The solution to this conundrum lies in the assumption that care and nurturance are not forms of labor. Reproduction is not production. Domestic services lie outside the economy, in the realm of natural, god-given instincts. Locke took great pains to explain that parents should not be considered producers of their own children, but vehicles for God's procreative will. Indeed, he invoked religion to challenge Filmer's primary justification of paternal authority: ‘‘I made thee, therefore I will rule over thee.'' Locke insisted that fathers did not actually make their sons.
God in his infinite wisdom has put strong desires of Copulation into the Constitution of Men, thereby to continue the race of Mankind, which he doth most commonly without the intention, and often against the Consent and Will of the Begetter. And indeed those who desire and design Children, are but the occasions of their being, and when they design and wish to beget them, do little more towards their making, than Ducalion and his Wife in the Fable did towards the making of Mankind, by throwing Pebbles over their Heads.29
Perhaps Locke wanted to reserve property rights for those forms of labor that required rational design and concerted effort.
However, one of his most famous examples concerned the collection of acorns and apples in the forest (you pick them, they’re yours).30 Surely God deserved at least as much credit for fruit collection as for procreation (having put strong desires to eat into the Constitution of Men). Why should fruits belong to the men who pickedthem, but children only to themselves?

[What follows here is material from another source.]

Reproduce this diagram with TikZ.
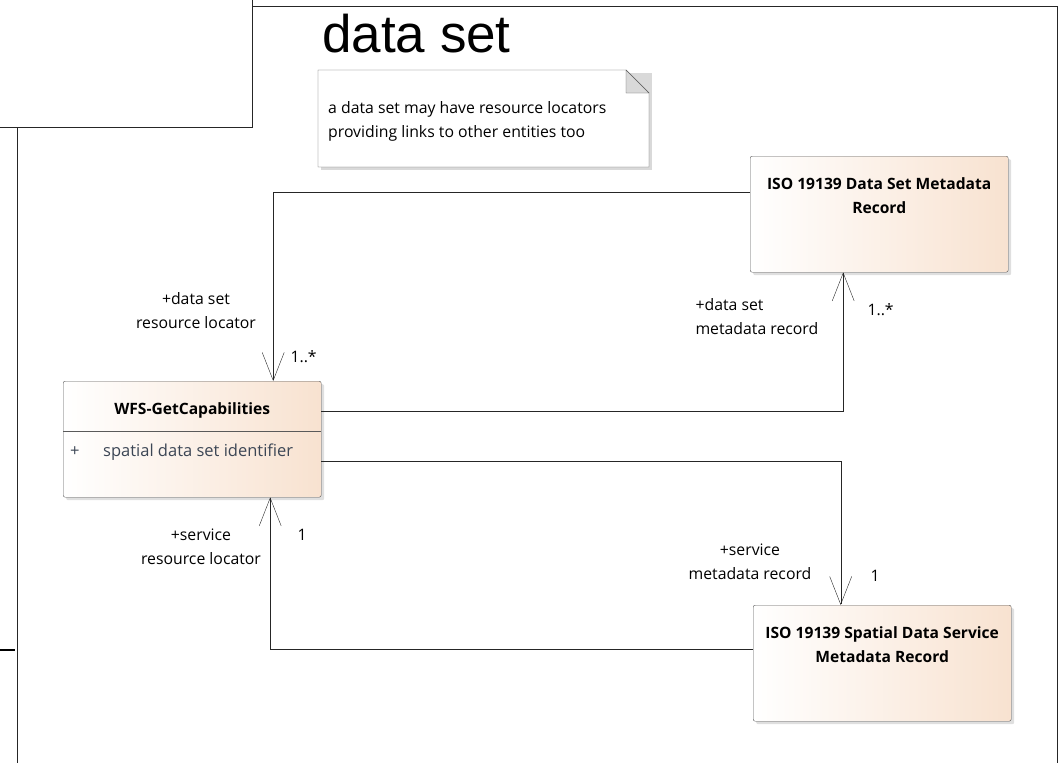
\documentclass[tikz,border=0pt]{standalone}
\usepackage{fontspec}
\setmainfont{Open Sans}
\newfontfamily\titlefont{Liberation Sans}
\usetikzlibrary{arrows.meta,shadows}

\definecolor{peach}{RGB}{248,226,208}
\definecolor{boxline}{RGB}{90,90,90}
\definecolor{attrtext}{RGB}{60,70,85}

\tikzset{
  classbox/.style={draw=boxline, rounded corners=2pt, left color=white, right color=peach,
    drop shadow={shadow xshift=3pt, shadow yshift=-3pt, fill=black!25},
    minimum width=258pt, minimum height=116pt, inner sep=0pt, anchor=north west},
  classname/.style={font=\fontsize{15.6}{24}\selectfont\bfseries, align=center, anchor=north},
  rolename/.style={font=\fontsize{15.8}{24}\selectfont, align=center},
  assoc/.style={draw=black!85, -{Straight Barb[length=28pt,width=22pt]}},
}

\begin{document}
\begin{tikzpicture}[x=1pt,y=-1pt]
 \useasboundingbox (0,0) rectangle (1061,763);

 % frame of the diagram
 \draw[black!85] (0,127) -- (252,127) -- (252,0);
 \draw[black!85] (252,6) -- (1057,6) -- (1057,763);
 \draw[black!85] (17,127) -- (17,763);
 \draw[black, line width=1.5pt] (0,650) -- (15,650);
 \node[anchor=base west, inner sep=0pt, font=\fontsize{53}{53}\selectfont\titlefont] (title) at (322,52) {data set};

 % note
 \fill[black!15] (321,73) -- (652,73) -- (652,170) -- (321,170) -- cycle;
 \draw[boxline, fill=white] (318,70) -- (626,70) -- (649,93) -- (649,167) -- (318,167) -- cycle;
 \draw[boxline, fill=black!15] (626,70) -- (626,93) -- (649,93) -- cycle;
 \node[anchor=north west, align=left, inner sep=0pt, font=\fontsize{15.8}{24}\selectfont] (note) at (328,101)
   {a data set may have resource locators\\providing links to other entities too};

 % classes
 \node[classbox] (dsrec) at (750,156) {};
 \node[classname] (dsname) at ([yshift=-18pt]dsrec.north) {ISO 19139 Data Set Metadata\\Record};

 \node[classbox] (wfs) at (63,381) {};
 \node[classname] (wfsname) at ([yshift=-18pt]wfs.north) {WFS-GetCapabilities};
 \draw[boxline] ([yshift=-50pt]wfs.north west) -- ([yshift=-50pt]wfs.north east);
 \node[anchor=base west, inner sep=0pt, text=attrtext, font=\fontsize{16.5}{24}\selectfont] (wfsplus) at (70,456) {+};
 \node[anchor=base west, inner sep=0pt, text=attrtext, font=\fontsize{16.5}{24}\selectfont] (wfsattr) at (103,456) {spatial data set identifier};

 \node[classbox] (srvrec) at (753,605) {};
 \node[classname] (srvname) at ([yshift=-18pt]srvrec.north) {ISO 19139 Spatial Data Service\\Metadata Record};

 % associations
 \draw[assoc] ([yshift=22pt]dsrec.west) -| ([xshift=81pt]wfs.north);
 \draw[assoc] ([yshift=28pt]wfs.east) -| ([xshift=-36pt]dsrec.south);
 \draw[assoc] ([yshift=-22pt]wfs.east) -| ([xshift=-41.5pt]srvrec.north);
 \draw[assoc] ([yshift=14pt]srvrec.west) -| ([xshift=78pt]wfs.south);

 % role names and multiplicities
 \node[rolename] (r1) at (196,311) {+data set\\resource locator};
 \node[rolename, anchor=west] (m1) at (287,357) {1..*};
 \node[rolename, align=left, anchor=west] (r2) at (692,317) {+data set\\metadata record};
 \node[rolename, anchor=west] (m2) at (864,310) {1..*};
 \node[rolename] (r3) at (201,547) {+service\\resource locator};
 \node[rolename, anchor=west] (m3) at (294,535) {1};
 \node[rolename] (r4) at (750,562) {+service\\metadata record};
 \node[rolename, anchor=west] (m4) at (867,576) {1};
\end{tikzpicture}
\end{document}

Locke emphasized that mothers harbored and nourished their children, who therefore owed obedience to both parents until they reached maturity. Indeed, he argued that the rules of monogamous marriage served children’s interests.31 Still, he pictured childcare as the fulfillment of a natural proclivity rather than a form of work, God having ‘‘woven into the Principles of Humane Nature such a tenderness for their Off-spring’’.32 No need,
then, to worry about incentives, rights, or recompense in the reproductive realm.
The economic devaluation of family care supported the early liberal defense of male superiority. What women produce is not sold in the market, and therefore has no exchange value. Men, in addition to being stronger, provide the superior productive contribution.33 Locke believed that individual rights and private property were male prerogatives because he believed that only men made choices and responded to incentives. If this view reflected his social reality, it also shaped it: men should lay claim to natural rights, but women should remain subject to divine responsibilities. This prescription was greeted almost immediately by protests that would, in retrospect, be labeled feminist.